[EXERCISE DETAILS] Reproduce the listing below exactly. Pictures do not belong in the copy.

[DATA]
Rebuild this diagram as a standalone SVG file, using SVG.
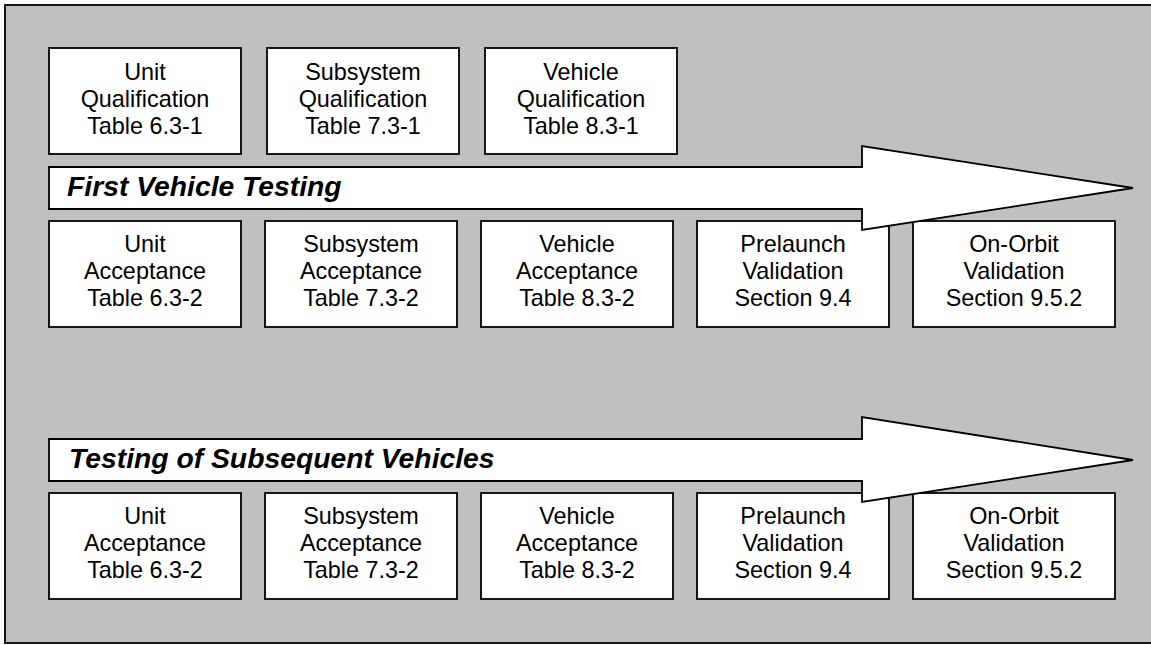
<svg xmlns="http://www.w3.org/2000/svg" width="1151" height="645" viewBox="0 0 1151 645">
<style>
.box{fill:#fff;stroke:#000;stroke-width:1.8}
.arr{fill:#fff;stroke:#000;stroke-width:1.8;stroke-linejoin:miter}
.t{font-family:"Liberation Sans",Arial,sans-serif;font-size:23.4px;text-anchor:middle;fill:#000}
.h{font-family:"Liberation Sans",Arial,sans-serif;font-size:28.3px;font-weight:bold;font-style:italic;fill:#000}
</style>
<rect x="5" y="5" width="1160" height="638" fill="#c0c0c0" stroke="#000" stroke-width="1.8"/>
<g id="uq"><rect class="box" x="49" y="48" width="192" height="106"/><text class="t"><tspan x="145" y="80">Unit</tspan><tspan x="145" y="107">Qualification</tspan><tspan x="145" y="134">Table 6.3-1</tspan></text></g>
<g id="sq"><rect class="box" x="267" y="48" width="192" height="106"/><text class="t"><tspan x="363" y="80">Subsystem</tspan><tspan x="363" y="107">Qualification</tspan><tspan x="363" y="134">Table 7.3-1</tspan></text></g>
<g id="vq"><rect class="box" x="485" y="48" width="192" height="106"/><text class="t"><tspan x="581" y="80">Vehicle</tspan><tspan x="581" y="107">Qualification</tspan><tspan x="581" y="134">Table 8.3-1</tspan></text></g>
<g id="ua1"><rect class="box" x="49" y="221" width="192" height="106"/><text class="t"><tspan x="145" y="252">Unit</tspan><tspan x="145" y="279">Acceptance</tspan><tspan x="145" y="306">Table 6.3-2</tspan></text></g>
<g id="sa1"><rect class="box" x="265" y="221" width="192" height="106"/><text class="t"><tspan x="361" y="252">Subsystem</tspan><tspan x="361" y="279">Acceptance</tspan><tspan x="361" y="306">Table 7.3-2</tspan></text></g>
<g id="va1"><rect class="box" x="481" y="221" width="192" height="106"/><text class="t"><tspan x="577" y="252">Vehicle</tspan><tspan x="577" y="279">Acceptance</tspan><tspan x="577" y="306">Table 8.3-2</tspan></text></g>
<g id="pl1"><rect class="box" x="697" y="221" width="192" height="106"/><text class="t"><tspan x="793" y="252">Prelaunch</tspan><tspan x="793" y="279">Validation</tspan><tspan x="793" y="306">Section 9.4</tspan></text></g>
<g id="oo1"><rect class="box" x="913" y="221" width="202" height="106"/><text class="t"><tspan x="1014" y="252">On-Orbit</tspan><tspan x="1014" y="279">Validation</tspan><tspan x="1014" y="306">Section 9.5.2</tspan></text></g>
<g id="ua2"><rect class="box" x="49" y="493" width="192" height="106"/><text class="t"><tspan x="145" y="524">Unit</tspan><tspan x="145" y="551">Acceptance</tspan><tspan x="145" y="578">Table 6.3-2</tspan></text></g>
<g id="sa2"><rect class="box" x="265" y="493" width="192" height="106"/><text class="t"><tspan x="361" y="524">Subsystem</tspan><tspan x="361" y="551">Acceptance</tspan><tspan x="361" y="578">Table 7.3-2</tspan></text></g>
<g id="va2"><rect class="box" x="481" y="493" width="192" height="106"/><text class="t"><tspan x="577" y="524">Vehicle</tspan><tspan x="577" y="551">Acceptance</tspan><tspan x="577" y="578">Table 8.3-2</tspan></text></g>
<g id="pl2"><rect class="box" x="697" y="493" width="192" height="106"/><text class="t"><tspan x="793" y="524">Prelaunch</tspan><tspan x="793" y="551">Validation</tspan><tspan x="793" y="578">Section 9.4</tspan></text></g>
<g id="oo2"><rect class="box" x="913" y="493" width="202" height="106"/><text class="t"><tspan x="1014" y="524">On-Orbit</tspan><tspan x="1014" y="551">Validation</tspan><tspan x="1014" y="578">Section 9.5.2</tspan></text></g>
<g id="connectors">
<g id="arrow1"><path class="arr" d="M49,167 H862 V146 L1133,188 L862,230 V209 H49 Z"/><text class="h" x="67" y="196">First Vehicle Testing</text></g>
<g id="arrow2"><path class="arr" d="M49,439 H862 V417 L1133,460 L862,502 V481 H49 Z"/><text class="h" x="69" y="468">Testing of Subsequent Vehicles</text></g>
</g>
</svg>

[EXERCISE OUTPUT]
Rebuild this diagram as a standalone SVG file, using SVG.
<svg xmlns="http://www.w3.org/2000/svg" width="1151" height="645" viewBox="0 0 1151 645">
<style>
.box{fill:#fff;stroke:#000;stroke-width:1.8}
.arr{fill:#fff;stroke:#000;stroke-width:1.8;stroke-linejoin:miter}
.t{font-family:"Liberation Sans",Arial,sans-serif;font-size:23.4px;text-anchor:middle;fill:#000}
.h{font-family:"Liberation Sans",Arial,sans-serif;font-size:28.3px;font-weight:bold;font-style:italic;fill:#000}
</style>
<rect x="5" y="5" width="1160" height="638" fill="#c0c0c0" stroke="#000" stroke-width="1.8"/>
<g id="uq"><rect class="box" x="49" y="48" width="192" height="106"/><text class="t"><tspan x="145" y="80">Unit</tspan><tspan x="145" y="107">Qualification</tspan><tspan x="145" y="134">Table 6.3-1</tspan></text></g>
<g id="sq"><rect class="box" x="267" y="48" width="192" height="106"/><text class="t"><tspan x="363" y="80">Subsystem</tspan><tspan x="363" y="107">Qualification</tspan><tspan x="363" y="134">Table 7.3-1</tspan></text></g>
<g id="vq"><rect class="box" x="485" y="48" width="192" height="106"/><text class="t"><tspan x="581" y="80">Vehicle</tspan><tspan x="581" y="107">Qualification</tspan><tspan x="581" y="134">Table 8.3-1</tspan></text></g>
<g id="ua1"><rect class="box" x="49" y="221" width="192" height="106"/><text class="t"><tspan x="145" y="252">Unit</tspan><tspan x="145" y="279">Acceptance</tspan><tspan x="145" y="306">Table 6.3-2</tspan></text></g>
<g id="sa1"><rect class="box" x="265" y="221" width="192" height="106"/><text class="t"><tspan x="361" y="252">Subsystem</tspan><tspan x="361" y="279">Acceptance</tspan><tspan x="361" y="306">Table 7.3-2</tspan></text></g>
<g id="va1"><rect class="box" x="481" y="221" width="192" height="106"/><text class="t"><tspan x="577" y="252">Vehicle</tspan><tspan x="577" y="279">Acceptance</tspan><tspan x="577" y="306">Table 8.3-2</tspan></text></g>
<g id="pl1"><rect class="box" x="697" y="221" width="192" height="106"/><text class="t"><tspan x="793" y="252">Prelaunch</tspan><tspan x="793" y="279">Validation</tspan><tspan x="793" y="306">Section 9.4</tspan></text></g>
<g id="oo1"><rect class="box" x="913" y="221" width="202" height="106"/><text class="t"><tspan x="1014" y="252">On-Orbit</tspan><tspan x="1014" y="279">Validation</tspan><tspan x="1014" y="306">Section 9.5.2</tspan></text></g>
<g id="ua2"><rect class="box" x="49" y="493" width="192" height="106"/><text class="t"><tspan x="145" y="524">Unit</tspan><tspan x="145" y="551">Acceptance</tspan><tspan x="145" y="578">Table 6.3-2</tspan></text></g>
<g id="sa2"><rect class="box" x="265" y="493" width="192" height="106"/><text class="t"><tspan x="361" y="524">Subsystem</tspan><tspan x="361" y="551">Acceptance</tspan><tspan x="361" y="578">Table 7.3-2</tspan></text></g>
<g id="va2"><rect class="box" x="481" y="493" width="192" height="106"/><text class="t"><tspan x="577" y="524">Vehicle</tspan><tspan x="577" y="551">Acceptance</tspan><tspan x="577" y="578">Table 8.3-2</tspan></text></g>
<g id="pl2"><rect class="box" x="697" y="493" width="192" height="106"/><text class="t"><tspan x="793" y="524">Prelaunch</tspan><tspan x="793" y="551">Validation</tspan><tspan x="793" y="578">Section 9.4</tspan></text></g>
<g id="oo2"><rect class="box" x="913" y="493" width="202" height="106"/><text class="t"><tspan x="1014" y="524">On-Orbit</tspan><tspan x="1014" y="551">Validation</tspan><tspan x="1014" y="578">Section 9.5.2</tspan></text></g>
<g id="connectors">
<g id="arrow1"><path class="arr" d="M49,167 H862 V146 L1133,188 L862,230 V209 H49 Z"/><text class="h" x="67" y="196">First Vehicle Testing</text></g>
<g id="arrow2"><path class="arr" d="M49,439 H862 V417 L1133,460 L862,502 V481 H49 Z"/><text class="h" x="69" y="468">Testing of Subsequent Vehicles</text></g>
</g>
</svg>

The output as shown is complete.